The list is available online and will be updated at least every three months.
The move was proposed last year after a summer in which more than 500 people died in plane crashes worldwide.
From now on, companies banned in one member state will be banned in the whole EU, plus Norway and Switzerland. Airlines can apply to be taken off the list.
"The European Union now has a coherent approach to banning airlines," said Jacques Barrot, the EU's transport commissioner.
"This blacklist will keep dubious airlines out of Europe. It will also make sure that all airlines operating in Europe's sky meet the highest safety standards."
Mr Barrot said that although many of the carriers on the list did not currently fly to Europe, the list would "pre-empt" problems.
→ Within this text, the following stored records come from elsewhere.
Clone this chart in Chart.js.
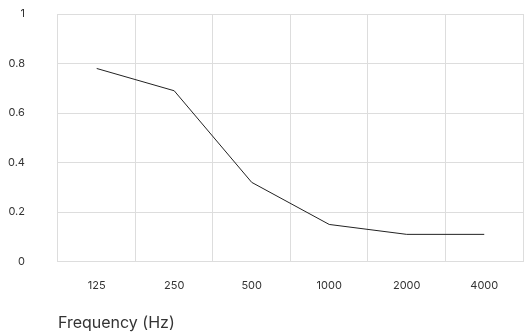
<!DOCTYPE html>
<html>
<head>
<meta charset="utf-8">
<script src="https://cdn.jsdelivr.net/npm/chart.js@4"></script>
<style>
    html, body { margin: 0; padding: 0; background: #ffffff; }
    #wrap { width: 525px; height: 334px; }
</style>
</head>
<body>
<div id="wrap"><canvas id="absorption-chart"></canvas></div>
<script>
// Frequency bands and absorption values
var frequencies = ['125', '250', '500', '1000', '2000', '4000'];
var absorption = [0.78, 0.69, 0.32, 0.15, 0.11, 0.11];
var yTicks = [0, 0.2, 0.4, 0.6, 0.8, 1];

Chart.defaults.font.family = 'Inter, "Open Sans", sans-serif';
Chart.defaults.color = '#333333';

var chart = new Chart(
    document.getElementById('absorption-chart'),
    {
        type: 'line',
        data: {
            labels: frequencies,
            datasets: [
                {
                    label: 'Absorption',
                    data: absorption,
                    borderColor: '#222222',
                    backgroundColor: '#222222',
                    borderWidth: 1,
                    tension: 0,
                    pointRadius: 0,
                    pointHoverRadius: 0
                }]
        },
        options: {
            responsive: true,
            maintainAspectRatio: false,
            animation: false,
            layout: {
                padding: { top: 14, right: 2, left: 5, bottom: 0 }
            },
            plugins: {
                legend: { display: false },
                tooltip: { enabled: false }
            },
            scales: {
                x: {
                    offset: true,
                    grid: {
                        offset: true,
                        color: '#dddddd',
                        // invisible tick marks, used only as spacing
                        tickLength: 14,
                        tickColor: 'rgba(0,0,0,0)'
                    },
                    border: { color: '#dddddd' },
                    ticks: {
                        padding: 3,
                        font: { size: 11 }
                    },
                    title: {
                        display: true,
                        text: 'Frequency (Hz)',
                        align: 'start',
                        color: '#333333',
                        font: { size: 16 },
                        padding: { top: 19, bottom: 1 }
                    }
                },
                y: {
                    min: 0,
                    max: 1,
                    afterBuildTicks: function (axis) {
                        axis.ticks = yTicks.map(function (v) { return { value: v }; });
                    },
                    grid: {
                        color: '#dddddd',
                        tickLength: 30,
                        tickColor: 'rgba(0,0,0,0)'
                    },
                    border: { display: false },
                    ticks: {
                        padding: 3,
                        font: { size: 11 },
                        callback: function (value) {
                            return String(value);
                        }
                    }
                }
            }
        }
    }
);
</script>
</body>
</html>
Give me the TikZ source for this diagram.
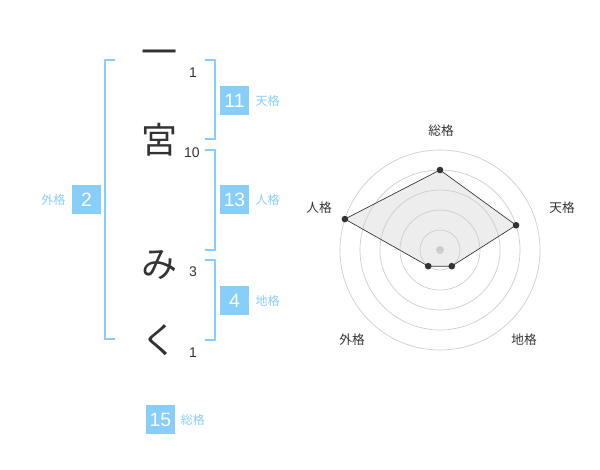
\documentclass[tikz,border=0pt]{standalone}
\usepackage{fontspec}
\setmainfont{Liberation Sans}
\newfontfamily\jp{Noto Sans CJK JP}
\usetikzlibrary{calc}

\definecolor{kaku}{RGB}{136,206,250}
\definecolor{ink}{RGB}{51,51,51}

\tikzset{
  bracket/.style={draw=kaku, line width=1.5pt},
  moji/.style={font=\jp\fontsize{27}{27}\selectfont, text=ink, inner sep=0pt},
  kakusu/.style={font=\fontsize{10.5}{10.5}\selectfont, text=ink, inner sep=0pt},
  numbox/.style={fill=kaku, text=white, minimum size=21.75pt, inner sep=0pt,
    font=\fontsize{14.5}{14.5}\selectfont},
  kakuname/.style={text=kaku, font=\jp\fontsize{9}{9}\selectfont, inner sep=0pt},
  radarname/.style={text=ink, font=\jp\fontsize{9.5}{9.5}\selectfont, inner sep=0pt},
  ring/.style={draw=black!20, line width=0.5pt},
  dot/.style={fill=ink}
}

\begin{document}
\begin{tikzpicture}[x=0.75pt,y=0.75pt]
        \useasboundingbox (0,0) rectangle (600,470);

        % name characters and stroke counts
        \node[moji] (c1) at (159,412) {一};
        \node[moji] (c2) at (159,330) {宮};
        \node[moji] (c3) at (159,205) {み};
        \node[moji] (c4) at (159,130) {く};
        \node[kakusu] (s1) at (193,397) {1};
        \node[kakusu] (s2) at (192,317) {10};
        \node[kakusu] (s3) at (193,198) {3};
        \node[kakusu] (s4) at (193,117) {1};

        % brackets
        \draw[bracket] (115,410) -- (105,410) -- (105,131) -- (115,131);
        \draw[bracket] (205,410) -- (215,410) -- (215,331) -- (205,331);
        \draw[bracket] (205,320) -- (215,320) -- (215,220) -- (205,220);
        \draw[bracket] (205,210) -- (215,210) -- (215,130) -- (205,130);

        % kaku boxes
        \node[numbox] (ten) at (234.5,369.5) {11};
        \node[kakuname, anchor=west] (ten-l) at ([xshift=4.5pt]ten.east) {天格};
        \node[numbox] (jin) at (234.5,270) {13};
        \node[kakuname, anchor=west] (jin-l) at ([xshift=4.5pt]jin.east) {人格};
        \node[numbox] (gai) at (86.5,270) {2};
        \node[kakuname, anchor=east] (gai-l) at ([xshift=-4.5pt]gai.west) {外格};
        \node[numbox] (chi) at (234.5,169.5) {4};
        \node[kakuname, anchor=west] (chi-l) at ([xshift=4.5pt]chi.east) {地格};
        \node[numbox] (sou) at (160.5,50.5) {15};
        \node[kakuname, anchor=west] (sou-l) at ([xshift=4pt]sou.east) {総格};

        % radar chart
        \coordinate (c) at (440,220);
        \coordinate (r-sou) at ($(c)+(90:80)$);
        \coordinate (r-ten) at ($(c)+(18:80)$);
        \coordinate (r-chi) at ($(c)+(-54:20)$);
        \coordinate (r-gai) at ($(c)+(-126:20)$);
        \coordinate (r-jin) at ($(c)+(162:100)$);

        \fill[black!7] (r-sou) -- (r-ten) -- (r-chi) -- (r-gai) -- (r-jin) -- cycle;
        \foreach \r in {20,40,60,80,100} { \draw[ring] (c) circle (\r); }
        \fill[black!20] (c) circle (4);

        \draw[line width=0.5pt, draw=ink]
          (r-sou) -- (r-ten) -- (r-chi) -- (r-gai) -- (r-jin) -- cycle;
        \foreach \p in {r-sou,r-ten,r-chi,r-gai,r-jin} { \fill[dot] (\p) circle (3.3); }

        \node[radarname] (n-sou) at (441,339) {総格};
        \node[radarname] (n-ten) at (562,262) {天格};
        \node[radarname] (n-jin) at (319,262) {人格};
        \node[radarname] (n-gai) at (352,130) {外格};
        \node[radarname] (n-chi) at (524,130) {地格};

      \end{tikzpicture}
\end{document}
He said it was difficult to say how many of the airlines had flown in Europe or used European airports.
The EU says bans and operating restrictions are based on evidence of airlines violating certain criteria, such as the use of poorly-maintained, antiquated or obsolete aircraft.
The list of 92 firms which face a complete ban and three facing operational restrictions was compiled from recommendations from the 25 members of the EU.
The blacklist includes cargo and passenger airlines.
Thailand's Phuket Airlines is on the list, as well as carriers from Kazakhstan, Afghanistan and North Korea.
Travel agents in Europe will be expected to inform customers the identity of an airline they are flying on, and will have to inform them if the airline is banned in Europe.
The EU says the blacklist will encourage airlines operating in Europe to comply fully with safety standards and will dissuade unscrupulous airlines from starting up services in Europe.